First, you cannot understand the Treaty if you look at it in isolation. It is part – and far from the most significant part – of the entire UK system, which developed over the late 1980s and the 1990s. The process was driven by Britain’s dissatisfaction with its existing extradition system, by developments in Europe – deriving initially more from the Council of Europe than the EU – and by the wider impulse to make it easier for well-established democracies to extradite to, and from, each other. That is exactly what the US-UK Treaty sought to do, and that goal was well-understood in Britain, and formed the basis for its acceptance of the Council’s European Convention on Extradition in 1990, long before the US-UK Treaty was negotiated.
Let me note – for the record – that as a conservative I am very sympathetic to the idea that sovereign democracies should prefer to try their own citizens in their own courts. But our conclusion is that the demand for a forum bar is an illusion. Under the 2003 Treaty, Britain already has the ‘right of first refusal.’ To make this concrete, if the U.K. wishes to charge Gary McKinnon with a crime and try him in Britain, it has the unquestioned right to do so, and no U.S. extradition request would be permitted if it entailed double jeopardy.
Moreover, no forum bar could operate in all cases. As an American, I would want an American who commits a murder in London to be tried there, and I expect that most Britons would have a similar sentiment about a Briton who commits a murder in New York City. On the other hand, the problems raised by multi-jurisdictional crimes are too complex to be solved by a forum bar. They must be addressed by the same prosecutorial judgment and discretion on which both the U.S. and British legal systems rely in any decision to bring charges.
Third, the principles of the 2003 Treaty are sound and fair, and are in fact a model for the entire U.K. extradition system. The Treaty is based on dual criminality – that is, no Briton can be extradited to the U.S. for something that is not a crime in Britain. It has a proportionality standard, meaning that no Briton can be extradited to the U.S. for unpaid parking tickets. And it has an objective evidentiary standard that is as nearly identical for both countries as our different systems allow. For extraditions from the U.S., the standard is ‘probable cause,’ which has a clear meaning in the U.S. legal system. For extraditions from the U.K., the standard is ‘reasonable suspicion,’ which has an equally clear meaning in Britain. The only difference is that the U.S. standard is contained in the Treaty itself, whereas the British one is contained in Britain’s underlying legislation, the 2003 Extradition Act, as amended.

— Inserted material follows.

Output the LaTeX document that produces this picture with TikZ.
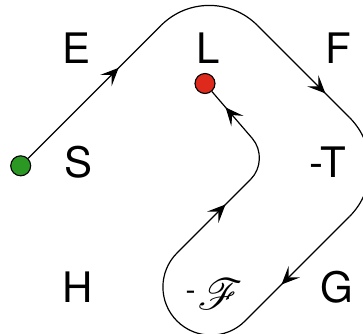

In our view, it was an error not to include Britain’s standard alongside the American one in the Treaty, because it has created the mistaken impression that the Treaty is biased against Britain. We believe that this error should be remedied by an official exchange of notes between our two countries, which would also provide an opportunity to clarify other misunderstandings and improve Anglo-American cooperation on cross-border crime in other ways. But what is equally urgent in our eyes is for the U.K. to re-examine the rest of its extradition system. Under the European Convention, Britain gives Russia the same legal standing as it gives Australia, which is clearly wrong. The European Court of Human Rights is swamped by cases, steadily more inclined to decide cases against the U.K., and lacking in judicial experience. Even worse, the European Arrest Warrant has none of the virtues of the US-UK Treaty, in that it is entirely possible for a British subject to be removed to a foreign court for stealing a hubcap. Finally, only 10 individuals were extradited from Britain in 2010 under the 2003 Treaty, but over 1,000 were surrendered under the EAW in the same year -- and while extraditions to the U.S. are low and stable, the number of removals under the EAW is rising rapidly.
In short, we call on the UK to establish a system that makes extradition to non-democracies possible on only a limited and ad hoc basis, while setting out one clear standard for extraditions to all democracies, be they in the European Union or not. That standard should be the one embodied in the 2003 Treaty, which protect British subjects (and American citizens) from petty charges, gives both governments the right of first refusal, and ensures that none of us can be charged abroad with an offense that is not a crime in our own country. What I regret is that Members of Parliament, and others, use the subject of extradition to play the card of populist anti-Americanism by complaining that Britain was tricked into an oppressive treaty by the US This is not true, and it troubles me that this approach has achieved a certain popularity in the Conservative Party. I expected more of a party that carries Margaret Thatcher’s banner.